Hoje (dia 30 de dezembro), já próximo à virada de Ano Novo, eu esperava para ser atendido em uma livraria, porém o funcionário estava ocupado em ouvir o pedido de uma jovem sobre livros de meditação. Ele perguntava: “Mas o que você quer da meditação? Ficar mais calma? Dormir melhor? Tornar-se um Buda?”. Ela rapidamente respondeu: Isso! Isso! Quero me tornar um Buda. Já li vários livros, mas eles não são suficientes; quero algo mais, bem mais. Quero me tornar um Buda!”. O vendedor, então respondeu: “Bom, para isso, você então precisa ‘pegar pesado’, ler coisas bem mais intensas”. E foi buscar alguns livros….
Olhei para eles dois e fiquei tentado a participar da conversa, mas não quis ser inoportuno. Todavia, confesso que isso me lembrou uma historinha que certa vez me contaram. É a seguinte:
“Certa vez, um homem abandonou toda sua vida pregressa para ingressar em um mosteiro. Ao chegar lá, encontrou seu novo Mestre, que lhe deu as boas-vindas. Logo, logo, o homem perguntou: Mestre, agora que poderei meditar duas ou mais vezes por dia, em quanto tempo poderei atingir a ‘iluminação’? O Mestre respondeu, talvez em dez anos. O homem, então pergunta: Mas e se eu me esforçar muito? O Mestre respondeu: Talvez em vinte anos. O homem insistiu: Mas e se eu me esforçar ainda mais? O Mestre, pacientemente, retrucou: Talvez em trinta anos. O homem, então, impaciente, diz: O senhor não está me entendendo! Eu estou falando de um esforço total. Esforço máximo. Não me importará comer. Não me importará dormir. Pensarei nisso o tempo todo, e dedicarei todas as minhas forças e minha vontade nessa direção. E então? Em quanto tempo poderei me iluminar? O Mestre, então, olhou longamente para o novo discípulo e disse: Ah, filho… Receio que toda sua vida não será suficiente. O homem, então, indócil, pergunta: Mas, então, o senhor não me garante que me tornarei iluminado? O Mestre responde: Isso eu não posso garantir. Mas posso dizer-lhe que, provavelmente, você se tornará uma pessoa bem melhor do que é hoje”.
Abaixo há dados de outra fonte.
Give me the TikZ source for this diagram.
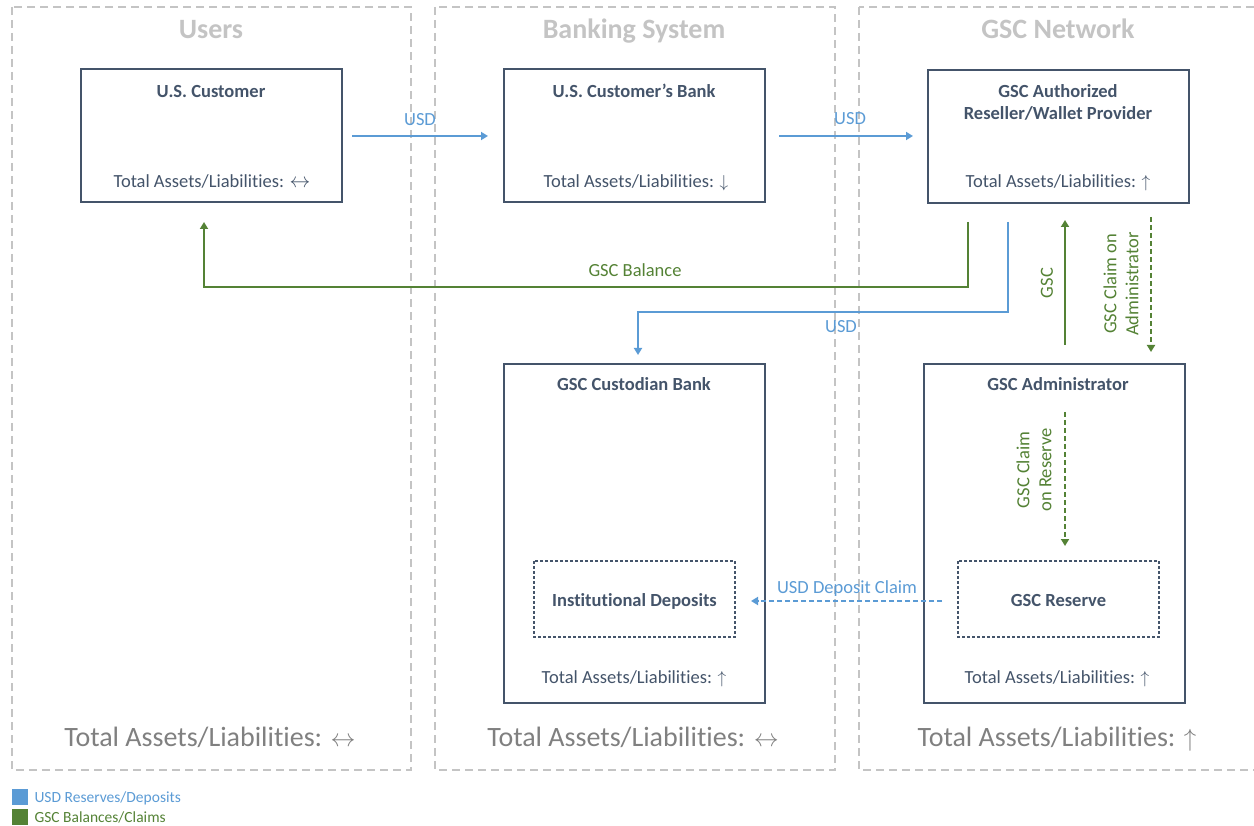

Aí está uma historinha que mostra que o esforço sôfrego, obcecado e impaciente em nada combina com a idéia de iluminar-se ou, como dizem outros, com a idéia de “tornar-se um Buda”. Quando se fala em atingir a iluminação – a plena transcendência – através da meditação, então se deve trilhar aquilo que poderíamos intitular de “caminho meditativo”, que é o caminho supramental, além das correntes de pensamento, além das idéias, além da lógica. Mas, para isso, é preciso exercitar (muito) o chamado “relaxamento da lógica” (vide nosso texto sobre este preceito operacional). Esforço, obcecação, impaciência, são atividades essencialmente mentais… e muito dependentes da lógica. Parafraseando Ramana Maharishi, poderíamos dizer que querer açodadamente tornar-se um Buda, de forma sôfrega, seria como “pedir ajuda ao ladrão para tentar pegar o próprio ladrão”; ou seja, tentar usar a mente para vencer a ilusão de que a mente é tudo.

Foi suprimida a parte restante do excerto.